Brady bedient Edelman seit 2009. Allerdings war dieser in den ersten Jahren nicht seine erste Option. Damals hatten die Patriots unter anderem Wide Receiver wie Randy Moss und Wes Welker. Brady kannte die Laufwege von beiden genau. Edelman hingegen war einer von vielen Neuen. Und einer, für den sich Patriots erst in der siebten Runde der Draft entschieden hatten. Zehn Jahre später ist Edelman neben Brady der dienstälteste Patriot - und zum dritten Mal Meister geworden.
Gegen Los Angeles fing er zehn Pässe, erzielte mit 141 Yards von allen Profis den meisten Raumgewinn. Selbst wenn die Verteidiger bei ihm schon zugepackt hatten und es eigentlich kein Vorankommen mehr für den 32-Jährigen gab, wühlte und wuselte er immer weiter - und holte so extra Yards heraus. "Wenn diese wichtigen Spielzüge anstehen, bei denen die Bälle nur schwer zu fangen sind, ist Julian immer für uns da", sagte Trainer Bill Belichick. Vor allem beim Third Down wissen die Gegner genau, dass Brady auf ihn passen wird. Und trotzdem können sie diese Anspiele und Edelmans zuverlässiges Zugreifen nur selten verhindern.

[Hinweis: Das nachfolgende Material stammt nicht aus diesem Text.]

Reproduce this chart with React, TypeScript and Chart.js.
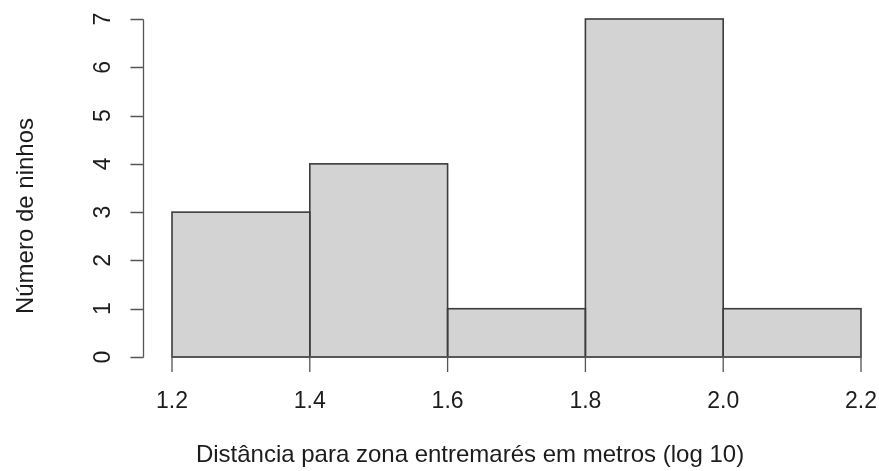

Als die Patriots vor einem Jahr den Super Bowl von Minneapolis 33:41 gegen die Philadelphia Eagles verloren hatten, war Edelman nur Zuschauer. Er hatte sich in der Saisonvorbereitung das Kreuzband gerissen. In dieser Spielzeit fehlte er ebenfalls zu Beginn - allerdings aus einem anderen Grund.
Edelman war wegen Dopings für vier Spiele gesperrt. Ihm war die Einnahme leistungssteigernder Mittel nachgewiesen worden; um welche Substanz es ging, ist nicht bekannt. Aber es sei eine im Vergleich zu anderen Sportarten lasche Anti-Doping-Politik - im Baseball würde ein Profi für dasselbe Vergehen für die ganze Postseason gesperrt, schreibt "USA Today".
Für sein Verhalten entschuldigte sich der Profi später: "Es tut mir sehr leid. Ich weiß nicht, wie das passieren konnte." Die Zeit ohne Edelman war dann jene Phase der Saison, in der den Verantwortlichen und Fans der Patriots noch mal klar wurde, wie wertvoll er für den Verein ist.
Sein früherer Teamkollege und Kumpel Danny Amendola war nach Miami gewechselt, Brandin Cooks zu den Los Angeles Rams abgegeben worden - und die Patriots-Offensive so harmlos, wie lange nicht mehr. Brady vermisste seine Lieblingsanspielstation schmerzlich und die Patriots hatten umgehend zwei der ersten drei Spiele verloren.
Als New England im Playoff-Viertelfinale gegen die Los Angeles Chargers vor einer großen Herausforderung stand und selbst die heimischen Medien eine Niederlage für durchaus denkbar hielten, begann Edelmans stärkste Saisonphase. In den drei K.-o.-Spielen gegen die Chargers, bei den Kansas City Chiefs und den L. A. Rams fing er 26 Pässe und erzielte einen Raumgewinn von 388 Yards. Ihm gelang in den drei wichtigsten Saisonpartien zwar kein Touchdown, dennoch wäre der Titelgewinn ohne Edelman wohl unmöglich gewesen.
Als er in Atlanta mit der MVP-Trophy zur Pressekonferenz kam, war ihm der Pokal fast ein wenig unangenehm. "Unsere Defensive war der Wahnsinn heute. Die haben nur drei Punkte zugelassen. Die gesamte Verteidigung sollte der MVP sein", sagte Edelman. Als er anschließend gefragt wurde, ob er den Super-Bowl-Sieg mit einem besonderen Getränk begießen wolle, wirkte Edelman ein wenig überrascht. "Darüber habe ich noch gar nicht nachgedacht. Ich nehme ein Wasser."